[Figure scripts]
►

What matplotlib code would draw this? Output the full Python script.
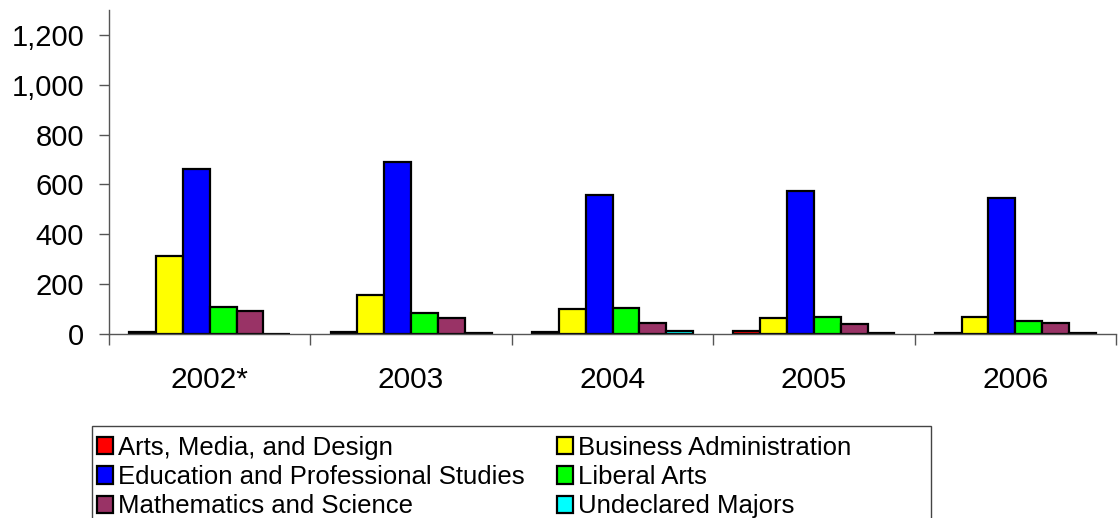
import numpy as np
import matplotlib
matplotlib.use("Agg")
import matplotlib.pyplot as plt
from matplotlib.patches import Rectangle
from matplotlib.ticker import FuncFormatter

plt.rcParams['font.family'] = ['Liberation Sans', 'DejaVu Sans']

years = ['2002*', '2003', '2004', '2005', '2006']
series = ['Arts, Media, and Design', 'Business Administration',
          'Education and Professional Studies', 'Liberal Arts',
          'Mathematics and Science', 'Undeclared Majors']
arts = [9, 9, 9, 13, 4]
business = [313, 156, 99, 65, 69]
education = [663, 689, 559, 572, 545]
liberal = [109, 83, 105, 69, 52]
math_sci = [93, 65, 43, 41, 43]
undeclared = [0, 4, 13, 4, 3]
values = [arts, business, education, liberal, math_sci, undeclared]
colors = ['#FF0000', '#FFFF00', '#0000FF', '#00FF00', '#993366', '#00FFFF']

W, H = 1118, 518
fig = plt.figure(figsize=(W / 100, H / 100), dpi=100)
ax = fig.add_axes([109 / W, 1 - 334 / H, (1116 - 109) / W, (334 - 10) / H])

x = np.arange(len(years))
width = 0.8 / len(series)
handles = []
for j, (vals, c) in enumerate(zip(values, colors)):
    b = ax.bar(x + (j - 2.5) * width, vals, width, color=c, edgecolor='black',
               linewidth=1.6, label=series[j])
    handles.append(b)

ax.set_xlim(-0.5, len(years) - 0.5)
ax.set_ylim(0, 1300)
ax.set_yticks(np.arange(0, 1201, 200))
ax.yaxis.set_major_formatter(FuncFormatter(lambda v, p: '{:,}'.format(int(v))))
ax.tick_params(axis='y', labelsize=21, length=7, width=1, color='#555555', pad=11)

ax.set_xticks(np.arange(-0.5, len(years), 1))
ax.set_xticklabels([])
ax.set_xticks(x, minor=True)
ax.set_xticklabels(years, minor=True)
ax.tick_params(axis='x', which='major', length=8, width=1, color='#555555')
ax.tick_params(axis='x', which='minor', length=0, labelsize=21.5, pad=23)

for s in ['top', 'right']:
    ax.spines[s].set_visible(False)
for s in ['left', 'bottom']:
    ax.spines[s].set_color('#555555')
    ax.spines[s].set_linewidth(1)

# legend frame drawn by hand (wider than the entries)
fig.patches.append(Rectangle((92 / W, -0.05), (931 - 92) / W, 1 - 426 / H + 0.05,
                             transform=fig.transFigure, fill=False,
                             edgecolor='#444444', linewidth=1))
order = [0, 2, 4, 1, 3, 5]
fig.legend([handles[i] for i in order], [series[i] for i in order],
           ncol=2, loc='upper left', bbox_to_anchor=(94 / W, 1 - 433 / H),
           frameon=False, fontsize=18.5, handlelength=0.65, handleheight=0.65,
           handletextpad=0.2, labelspacing=0.21, columnspacing=1.23,
           borderpad=0.1, borderaxespad=0)

fig.savefig('out.png', dpi=100)
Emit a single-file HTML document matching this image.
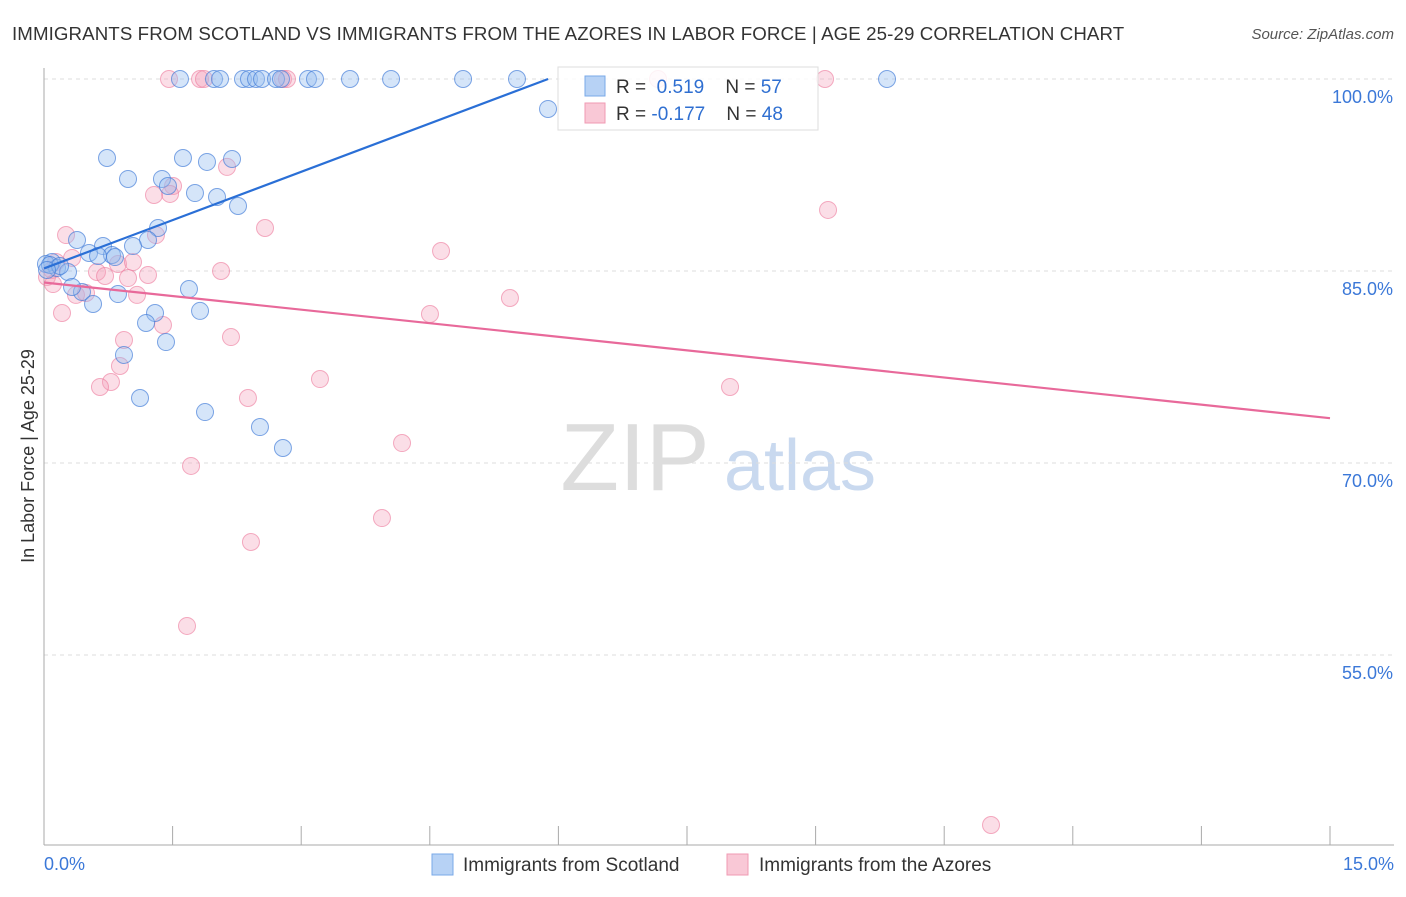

◄

## AIM
Repeat the listing above exactly from its first line to the line containing "from matplotlib.ticker import FuncFormatter", both included, and omit the pictures.

## WRITTEN SOLUTION
What matplotlib code would draw this? Output the full Python script.
import numpy as np
import matplotlib
matplotlib.use("Agg")
import matplotlib.pyplot as plt
from matplotlib.patches import Rectangle
from matplotlib.ticker import FuncFormatter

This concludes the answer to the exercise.